Work to be completed
Return exactly and only these lines: the first of the listing through the one containing "const plain = v => String(v);".

START

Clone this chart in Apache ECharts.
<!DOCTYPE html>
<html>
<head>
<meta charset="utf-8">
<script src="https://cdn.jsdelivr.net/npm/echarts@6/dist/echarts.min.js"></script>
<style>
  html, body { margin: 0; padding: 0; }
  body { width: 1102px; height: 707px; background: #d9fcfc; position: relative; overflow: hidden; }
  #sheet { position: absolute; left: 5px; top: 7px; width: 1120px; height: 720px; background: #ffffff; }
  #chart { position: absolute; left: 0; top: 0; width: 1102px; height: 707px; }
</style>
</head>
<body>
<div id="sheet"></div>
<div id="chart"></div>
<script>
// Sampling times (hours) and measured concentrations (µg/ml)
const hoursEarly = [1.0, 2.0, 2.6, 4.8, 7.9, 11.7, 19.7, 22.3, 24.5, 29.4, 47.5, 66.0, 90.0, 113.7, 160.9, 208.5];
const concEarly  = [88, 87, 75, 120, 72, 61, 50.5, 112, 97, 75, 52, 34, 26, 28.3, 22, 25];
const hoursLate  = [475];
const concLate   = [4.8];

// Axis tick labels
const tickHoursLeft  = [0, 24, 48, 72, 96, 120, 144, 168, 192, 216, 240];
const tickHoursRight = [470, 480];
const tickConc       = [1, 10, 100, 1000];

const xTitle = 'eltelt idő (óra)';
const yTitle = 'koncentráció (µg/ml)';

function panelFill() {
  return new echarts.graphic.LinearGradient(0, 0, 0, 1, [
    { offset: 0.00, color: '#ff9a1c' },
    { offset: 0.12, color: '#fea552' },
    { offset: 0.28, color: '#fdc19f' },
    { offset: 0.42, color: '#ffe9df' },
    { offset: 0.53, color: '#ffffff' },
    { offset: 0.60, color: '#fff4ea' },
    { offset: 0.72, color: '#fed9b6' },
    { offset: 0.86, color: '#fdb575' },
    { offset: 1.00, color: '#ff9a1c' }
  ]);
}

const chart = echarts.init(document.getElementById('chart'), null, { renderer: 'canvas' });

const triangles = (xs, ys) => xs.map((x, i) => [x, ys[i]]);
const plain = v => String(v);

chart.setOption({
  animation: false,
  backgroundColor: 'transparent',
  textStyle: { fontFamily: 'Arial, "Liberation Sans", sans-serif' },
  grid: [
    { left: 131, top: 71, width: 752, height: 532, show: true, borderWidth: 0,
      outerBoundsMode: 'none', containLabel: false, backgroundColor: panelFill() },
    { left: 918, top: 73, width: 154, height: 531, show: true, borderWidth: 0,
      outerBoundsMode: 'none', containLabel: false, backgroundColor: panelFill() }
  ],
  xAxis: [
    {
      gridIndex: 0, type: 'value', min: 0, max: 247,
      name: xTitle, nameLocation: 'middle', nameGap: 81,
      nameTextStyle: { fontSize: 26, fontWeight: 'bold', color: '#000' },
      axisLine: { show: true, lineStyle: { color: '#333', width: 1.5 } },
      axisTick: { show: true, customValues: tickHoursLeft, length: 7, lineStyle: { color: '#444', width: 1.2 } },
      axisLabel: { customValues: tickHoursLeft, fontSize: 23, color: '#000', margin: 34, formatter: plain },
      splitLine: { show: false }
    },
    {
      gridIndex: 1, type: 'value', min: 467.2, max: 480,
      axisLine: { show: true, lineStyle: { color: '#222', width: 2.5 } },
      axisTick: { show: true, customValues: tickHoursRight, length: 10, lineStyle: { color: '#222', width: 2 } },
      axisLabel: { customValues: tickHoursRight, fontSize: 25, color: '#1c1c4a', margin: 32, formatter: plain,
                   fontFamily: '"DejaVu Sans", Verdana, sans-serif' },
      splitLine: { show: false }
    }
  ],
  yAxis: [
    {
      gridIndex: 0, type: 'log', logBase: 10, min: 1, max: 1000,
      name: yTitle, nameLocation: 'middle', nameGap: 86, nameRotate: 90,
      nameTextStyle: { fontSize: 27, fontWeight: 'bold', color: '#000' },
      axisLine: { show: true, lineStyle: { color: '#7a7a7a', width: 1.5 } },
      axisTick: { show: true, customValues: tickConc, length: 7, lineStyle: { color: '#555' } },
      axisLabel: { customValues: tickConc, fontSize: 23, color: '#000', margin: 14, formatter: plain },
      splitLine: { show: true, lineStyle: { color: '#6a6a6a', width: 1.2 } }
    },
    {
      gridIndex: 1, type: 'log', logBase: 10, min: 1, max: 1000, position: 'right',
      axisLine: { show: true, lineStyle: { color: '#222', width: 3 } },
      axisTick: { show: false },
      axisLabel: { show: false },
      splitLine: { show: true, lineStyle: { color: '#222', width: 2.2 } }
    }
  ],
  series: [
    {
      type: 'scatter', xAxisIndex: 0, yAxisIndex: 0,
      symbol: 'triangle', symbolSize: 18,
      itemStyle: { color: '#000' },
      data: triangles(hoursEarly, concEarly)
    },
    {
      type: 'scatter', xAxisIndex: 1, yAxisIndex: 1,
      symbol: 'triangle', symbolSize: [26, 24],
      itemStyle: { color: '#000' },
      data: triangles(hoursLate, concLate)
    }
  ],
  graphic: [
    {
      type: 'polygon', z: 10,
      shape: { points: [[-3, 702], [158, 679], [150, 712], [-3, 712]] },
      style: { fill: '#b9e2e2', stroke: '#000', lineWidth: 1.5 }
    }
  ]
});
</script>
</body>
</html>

END

Solution to the exercise
Clone this chart in Apache ECharts.
<!DOCTYPE html>
<html>
<head>
<meta charset="utf-8">
<script src="https://cdn.jsdelivr.net/npm/echarts@6/dist/echarts.min.js"></script>
<style>
  html, body { margin: 0; padding: 0; }
  body { width: 1102px; height: 707px; background: #d9fcfc; position: relative; overflow: hidden; }
  #sheet { position: absolute; left: 5px; top: 7px; width: 1120px; height: 720px; background: #ffffff; }
  #chart { position: absolute; left: 0; top: 0; width: 1102px; height: 707px; }
</style>
</head>
<body>
<div id="sheet"></div>
<div id="chart"></div>
<script>
// Sampling times (hours) and measured concentrations (µg/ml)
const hoursEarly = [1.0, 2.0, 2.6, 4.8, 7.9, 11.7, 19.7, 22.3, 24.5, 29.4, 47.5, 66.0, 90.0, 113.7, 160.9, 208.5];
const concEarly  = [88, 87, 75, 120, 72, 61, 50.5, 112, 97, 75, 52, 34, 26, 28.3, 22, 25];
const hoursLate  = [475];
const concLate   = [4.8];

// Axis tick labels
const tickHoursLeft  = [0, 24, 48, 72, 96, 120, 144, 168, 192, 216, 240];
const tickHoursRight = [470, 480];
const tickConc       = [1, 10, 100, 1000];

const xTitle = 'eltelt idő (óra)';
const yTitle = 'koncentráció (µg/ml)';

function panelFill() {
  return new echarts.graphic.LinearGradient(0, 0, 0, 1, [
    { offset: 0.00, color: '#ff9a1c' },
    { offset: 0.12, color: '#fea552' },
    { offset: 0.28, color: '#fdc19f' },
    { offset: 0.42, color: '#ffe9df' },
    { offset: 0.53, color: '#ffffff' },
    { offset: 0.60, color: '#fff4ea' },
    { offset: 0.72, color: '#fed9b6' },
    { offset: 0.86, color: '#fdb575' },
    { offset: 1.00, color: '#ff9a1c' }
  ]);
}

const chart = echarts.init(document.getElementById('chart'), null, { renderer: 'canvas' });

const triangles = (xs, ys) => xs.map((x, i) => [x, ys[i]]);
const plain = v => String(v);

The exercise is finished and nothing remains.